With hindsight, the images are tense but at the time, they must have seemed more of an attention seeking tease than anything else, bound to end with an anti-climax. The live responses to her video are marked by boredom, impatience, curiosity, detachment, on-line apathy and sexual innuendo. One person asks if she is going to kill herself but the question is drowned in a sea of other, live-stream comments and taunts.

Show us your nipples. Are you a lesbian? Why don’t you talk? What’s up with the piercings? Leather or latex?

We did not know Océane. Neither it seems, did her followers. Only when she was at the station, did her intentions become clear. But by then, it was too late.

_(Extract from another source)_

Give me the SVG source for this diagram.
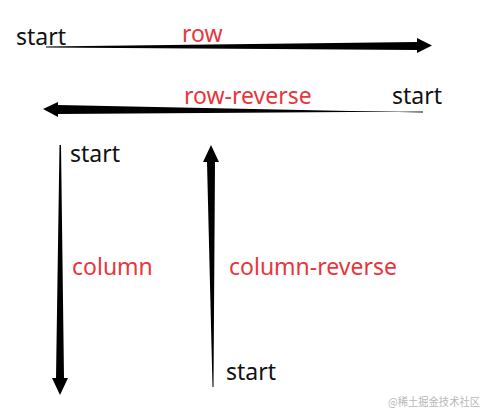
<svg xmlns="http://www.w3.org/2000/svg" width="493" height="420" viewBox="0 0 493 420">
<style>
.k{font-family:"Noto Sans","Noto Sans CJK SC",sans-serif;font-size:23px;fill:#111}
.r{font-family:"Noto Sans","Noto Sans CJK SC",sans-serif;font-size:23px;fill:#e8363b}
.w{font-family:"Noto Sans CJK SC","Noto Sans",sans-serif;font-size:11px;fill:#b8b8b8}
.a{fill:#000}
</style>
<rect width="493" height="420" fill="#fff"/>
<g id="connectors">
<polygon class="a" points="46,46.5 417,42 417,38 432,45.5 417,53 417,50 46,47.5"/>
<polygon class="a" points="423,111.5 58,114 58,117 43,109 58,102 58,105 423,112.5"/>
<polygon class="a" points="59.5,145 61,145 64,378 68,378 60,395 52,378 56,378"/>
<polygon class="a" points="212.5,387 213.5,387 215,162 219,162 211,145 203,162 207,162"/>
</g>
<g id="row"><text class="k" x="16" y="45">start</text><text class="r" x="182" y="42">row</text></g>
<g id="row-reverse"><text class="r" x="184" y="104">row-reverse</text><text class="k" x="392" y="104">start</text></g>
<g id="column"><text class="k" x="70" y="162">start</text><text class="r" x="72" y="275">column</text></g>
<g id="column-reverse"><text class="r" x="229" y="275">column-reverse</text><text class="k" x="226" y="380">start</text></g>
<text class="w" x="388" y="406" textLength="92" lengthAdjust="spacingAndGlyphs">@稀土掘金技术社区</text>
</svg>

Nobody arrived in time to stop her.

Shortly before her fatal act, Océane accused her ex-boyfriend of raping her. An investigation is now underway.

Hindsight is cruel. Watching and analyzing Océane’s video now, with knowledge and heightened senses we can’t but think that, surely, all the signs are there? But are they? And what to think about her ultimate solitude? Filming and watching herself, she, center stage, if only for a very short while, leading role in her own drama. At what cost? Unveiling which truth?

It is easy to describe Océane as a disturbed woman, a fragile mind, crazy, depressed, borderline, a victim perhaps, and then dismiss her, forget her in the ocean of unfortunate faits divers while her video lingers on YouTube, sinking further and further away with a declining number of views.

It is sad to think that a young woman, contemplating and eventually, committing suicide, spent her last hours, taping and watching herself, reading the vacant comments of a group of mostly unknown followers.

Live video streaming, often in the form of a moving selfie-picture, seems a powerful tool, but as I watch Océane’s video again, it occurs to me that as a medium, it remains deficient; despite the pain and the tragedy of the message, despite the dramatic unfolding of events.

Another lifetime. Océane writes a letter. She takes pen and paper, and in the quiet and solitude of her room, away from the eyes of spectators, with a purring cat as her only witness, she unfolds and records her thoughts.

Would time and privacy have allowed for a different reflection? Would the solitariness of the moment have held a new significance?

We will never know.

Meanwhile Cannes is abuzz. Paparazzi and gossip. Sunshine and pretty dresses. Fake in all its aspects, wrapped in glitter and glamour, the festival pretends to give, through ‘le cinéma’, a glimpse of the truth. But the truth is of a different quality. It is silent, lonely and alone, on a red couch, with few ‘spectateurs’, no applause and no standing ovations. Like the truth of Océane.